AT&T refused to talk about the breakdown except to say its cause was under investigation. Harris, which landed the contract in 2002, also had no comment.

The Memphis breakdown was the latest in a string of similar but less serious failures of the upgraded system at other air-control centers, said Spero of the technicians union. "This is the first time a whole center has gone down," he said.

His union, Professional Airways Systems Specialists, has long been at odds with the FAA over the upgrade and other projects.

The Transportation Department's inspector general has criticized the project for falling behind schedule and running over the original cost of $1.9 billion.

The Air Route Traffic Control Center at Memphis is one of 20 such FAA centers around the country.

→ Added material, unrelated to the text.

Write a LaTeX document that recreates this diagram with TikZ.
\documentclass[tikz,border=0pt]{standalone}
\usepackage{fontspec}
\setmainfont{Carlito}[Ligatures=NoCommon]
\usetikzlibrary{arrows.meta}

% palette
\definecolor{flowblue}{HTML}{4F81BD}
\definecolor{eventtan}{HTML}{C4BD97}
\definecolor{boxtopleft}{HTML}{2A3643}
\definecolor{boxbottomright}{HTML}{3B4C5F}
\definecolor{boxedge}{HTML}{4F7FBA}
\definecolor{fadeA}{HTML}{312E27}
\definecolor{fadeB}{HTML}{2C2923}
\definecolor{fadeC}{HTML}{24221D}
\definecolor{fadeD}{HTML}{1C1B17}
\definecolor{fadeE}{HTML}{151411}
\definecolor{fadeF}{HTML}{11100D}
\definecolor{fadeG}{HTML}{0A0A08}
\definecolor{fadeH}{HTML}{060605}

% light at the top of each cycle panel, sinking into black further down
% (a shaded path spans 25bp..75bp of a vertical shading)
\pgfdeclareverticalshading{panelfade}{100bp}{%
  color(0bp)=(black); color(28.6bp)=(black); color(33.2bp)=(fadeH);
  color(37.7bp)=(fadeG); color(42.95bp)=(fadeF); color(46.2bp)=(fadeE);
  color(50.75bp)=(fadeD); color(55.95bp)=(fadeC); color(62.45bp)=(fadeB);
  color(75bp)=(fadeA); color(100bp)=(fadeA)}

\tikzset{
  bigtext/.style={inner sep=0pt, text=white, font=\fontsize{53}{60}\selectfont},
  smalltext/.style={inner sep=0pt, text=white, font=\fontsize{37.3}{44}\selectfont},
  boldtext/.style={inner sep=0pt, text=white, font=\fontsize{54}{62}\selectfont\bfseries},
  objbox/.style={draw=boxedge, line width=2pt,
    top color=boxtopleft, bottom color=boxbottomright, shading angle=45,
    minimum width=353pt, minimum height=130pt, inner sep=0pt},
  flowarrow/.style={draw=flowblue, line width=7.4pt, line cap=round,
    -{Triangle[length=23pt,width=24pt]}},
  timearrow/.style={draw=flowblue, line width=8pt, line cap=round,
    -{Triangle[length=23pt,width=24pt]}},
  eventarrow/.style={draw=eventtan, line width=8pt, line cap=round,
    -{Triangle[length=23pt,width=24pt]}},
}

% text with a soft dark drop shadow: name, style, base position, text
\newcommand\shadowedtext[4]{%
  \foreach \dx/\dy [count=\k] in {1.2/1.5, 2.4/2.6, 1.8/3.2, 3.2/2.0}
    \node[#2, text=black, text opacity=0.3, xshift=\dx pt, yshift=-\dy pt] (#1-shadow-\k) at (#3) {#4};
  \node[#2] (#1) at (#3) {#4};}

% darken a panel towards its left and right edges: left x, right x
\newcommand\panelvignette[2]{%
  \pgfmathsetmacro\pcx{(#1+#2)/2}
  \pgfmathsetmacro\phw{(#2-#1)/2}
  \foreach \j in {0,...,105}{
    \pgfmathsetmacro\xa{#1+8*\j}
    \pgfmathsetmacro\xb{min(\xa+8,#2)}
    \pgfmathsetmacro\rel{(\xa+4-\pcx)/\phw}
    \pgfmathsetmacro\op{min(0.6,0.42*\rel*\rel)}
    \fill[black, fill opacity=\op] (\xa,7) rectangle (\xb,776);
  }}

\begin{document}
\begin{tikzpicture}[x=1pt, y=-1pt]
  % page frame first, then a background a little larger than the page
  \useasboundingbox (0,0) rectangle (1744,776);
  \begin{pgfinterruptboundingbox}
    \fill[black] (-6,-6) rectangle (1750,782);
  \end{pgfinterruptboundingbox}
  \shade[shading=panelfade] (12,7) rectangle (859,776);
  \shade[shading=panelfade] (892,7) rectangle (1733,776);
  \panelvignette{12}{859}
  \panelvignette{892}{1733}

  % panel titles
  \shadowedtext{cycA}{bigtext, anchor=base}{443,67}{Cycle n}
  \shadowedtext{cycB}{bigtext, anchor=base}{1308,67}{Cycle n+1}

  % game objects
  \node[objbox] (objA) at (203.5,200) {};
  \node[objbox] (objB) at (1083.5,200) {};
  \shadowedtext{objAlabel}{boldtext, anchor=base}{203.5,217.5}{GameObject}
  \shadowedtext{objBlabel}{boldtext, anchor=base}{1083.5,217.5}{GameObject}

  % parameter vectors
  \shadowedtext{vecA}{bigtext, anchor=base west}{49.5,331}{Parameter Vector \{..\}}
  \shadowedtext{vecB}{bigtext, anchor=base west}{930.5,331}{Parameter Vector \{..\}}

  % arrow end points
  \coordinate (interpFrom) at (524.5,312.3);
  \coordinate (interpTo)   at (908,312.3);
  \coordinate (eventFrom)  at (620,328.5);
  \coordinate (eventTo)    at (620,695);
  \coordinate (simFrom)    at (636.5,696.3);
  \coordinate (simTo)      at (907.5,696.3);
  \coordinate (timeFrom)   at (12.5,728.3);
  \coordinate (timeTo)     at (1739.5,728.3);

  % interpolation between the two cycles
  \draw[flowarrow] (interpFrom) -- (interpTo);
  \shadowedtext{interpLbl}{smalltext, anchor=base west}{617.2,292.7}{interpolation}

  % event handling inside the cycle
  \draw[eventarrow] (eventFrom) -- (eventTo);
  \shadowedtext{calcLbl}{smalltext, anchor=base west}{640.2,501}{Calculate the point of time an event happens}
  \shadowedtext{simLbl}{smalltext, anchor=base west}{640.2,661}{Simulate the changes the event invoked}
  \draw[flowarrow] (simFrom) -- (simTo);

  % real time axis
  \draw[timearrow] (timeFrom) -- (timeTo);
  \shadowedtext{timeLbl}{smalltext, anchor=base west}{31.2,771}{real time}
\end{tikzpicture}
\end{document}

When communications failed, controllers at other centers - summoned by cell phone - directed planes out of the Memphis airspace, which covers parts of Alabama, Mississippi, Arkansas, Missouri, Indiana, Kentucky and Tennessee.

All airline traffic within a 250-mile radius of Memphis was shut down and flights heading into the region were rerouted. Flight disruptions were reported in Nashville, St. Louis, Pittsburgh, Miami and other cities.

The FAA is under pressure from Congress and President Bush to reduce flight delays. In the first seven months of 2007, the industry turned in its worst on-time performance since the government began collecting comparable data in 1995.

"The delays are a major concern, but my first thought is about planes being up there without controls and that could jeopardize lives," said Rep. Steve Cohen, D-Tenn., a member of the House aviation subcommittee.

Rep. James Oberstar, D-Minn., chairman of the House Transportation Committee, said his panel plans to look into the project.

"What makes our air-traffic control system so safe is it's heavily reliant on backups, overlaps and redundancies," Oberstar said. "If one system fails, there's another to pick up for it. Something did happen and this backup was not available."